They Can Handle the Truth: Communications Tips for Leaders during Crisis
In the 1992 legal drama film “A Few Good Men,” Colonel Nathan Jessep (Jack Nicholson) barks an iconic and scathing reproach to Lieutenant Daniel Kaffee (Tom Cruise) and to the world at large, “You can’t handle the truth!”
While this made for an epic movie moment, Colonel Jessep got it wrong when it comes to team members in small-scale software businesses — they can, indeed, handle the truth. Actually, they require it. Highly intelligent and resourceful knowledge workers don’t need a ton from their leaders; but there is a short list of critically important must-haves, particularly in times of crisis. Specifically, they need to know these few things about company leaders:
1. Do they have an informed understanding of the economic realities and ever-evolving macro-environment?
2. Do they care deeply about the well-being of company stakeholders (e.g. team-members, customers, partners, etc.)?
3. Do they tell me the truth? In other words, are they sharing with me the information I need to be able to perform and manage my professional and personal responsibilities?
4. Do they embrace their own vulnerability, acknowledge that they don’t have all the answers, and actively seek input and feedback?
5. Do they have a plan for how we move forward?
Like many people, I’ve spent a lot of time in recent weeks trying to get a handle on things by understanding what others are seeing and hearing. As a result, I’ve had the opportunity to speak with many company leaders about what they are experiencing and the nature of communications within their own teams. Particularly interesting to me is how they are choosing to address the harsh and uncertain reality of today’s business climate.
What I observed is that many leaders whom I deeply respect are being quite transparent regarding the challenges their companies face, and about the various options for navigating those challenges. A number of those same leaders expressed pleasant surprise at having received positive feedback following particularly hard-hitting messages to their teams. Intrigued, I researched further and was able to review and compare in varying levels of detail how a number of leaders have been communicating with their teams of late. What emerged from that informal study was a wide range of styles, but also a highly consistent set of practices employed by experienced and effective leaders. These include:
1. Leaders took great pains to explain aspects of the macro-environment in ways that painted an accurate and easily understandable picture of the widespread economic pain…and then effectively tied it back to how it relates to their own companies at a micro-level.
2. Leaders expressed clear and heartfelt gratitude for the team’s stalwart efforts amid the current crisis…and for the advantages and strengths the company possesses in the face of such challenges.
3. Leaders focused explicitly on the company’s unique values as a cornerstone for decision-making…and as a source of strength that will see the company through hard times.
4. Leaders articulated in detail the financial scenarios and related expense management that they will consider implementing as the situation plays out over time.

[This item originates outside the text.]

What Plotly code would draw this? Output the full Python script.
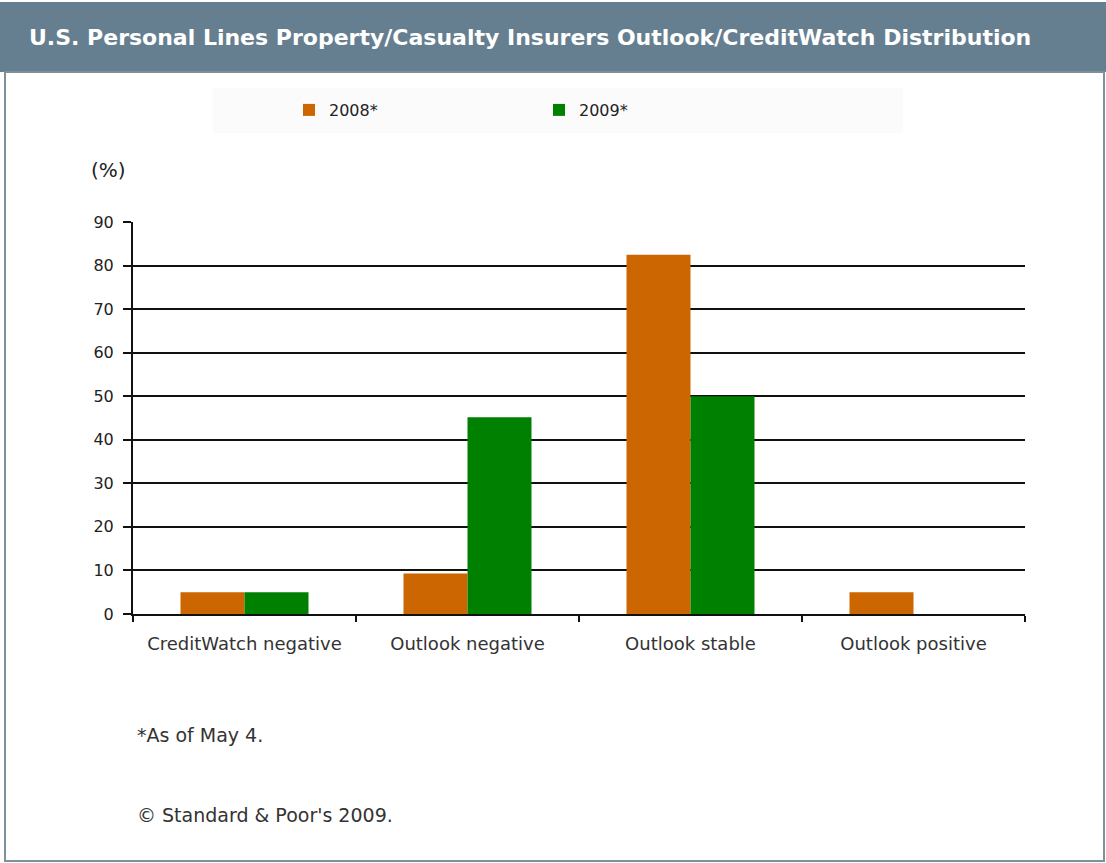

5. Leaders outlined a set of tactics that they will deploy as part of plans to meet whatever challenges come their way.
6. Leaders acknowledged their own uncertainty about what the coming weeks and months will bring…and they unequivocally opened the door for ongoing discussion. Importantly, they articulated and demonstrated a willingness to listen to their teams always…and particularly during this time.
7. Leaders strongly encouraged team members to conscientiously prioritize taking care of themselves, their loved ones, and their colleagues.
8. Leaders reiterated thanks to the team for their commitment to the company, to each other, to their clients, and to the values that bind them.
In sum, small-scale SaaS company teams want a few core behaviors from their leaders; and those don’t include babysitting or happy talk. Quite simply, they want the substantive and relevant truth. But neither do teams desire information overload. They don’t need every little shred of information that impacts the company either positively or negatively on a minute-by-minute basis. They should not be subjected to the turbulence and air-sickness which comes from experiencing first-hand every rise and fall in altitude as the company flies along. That’s a different Tom Cruise movie altogether.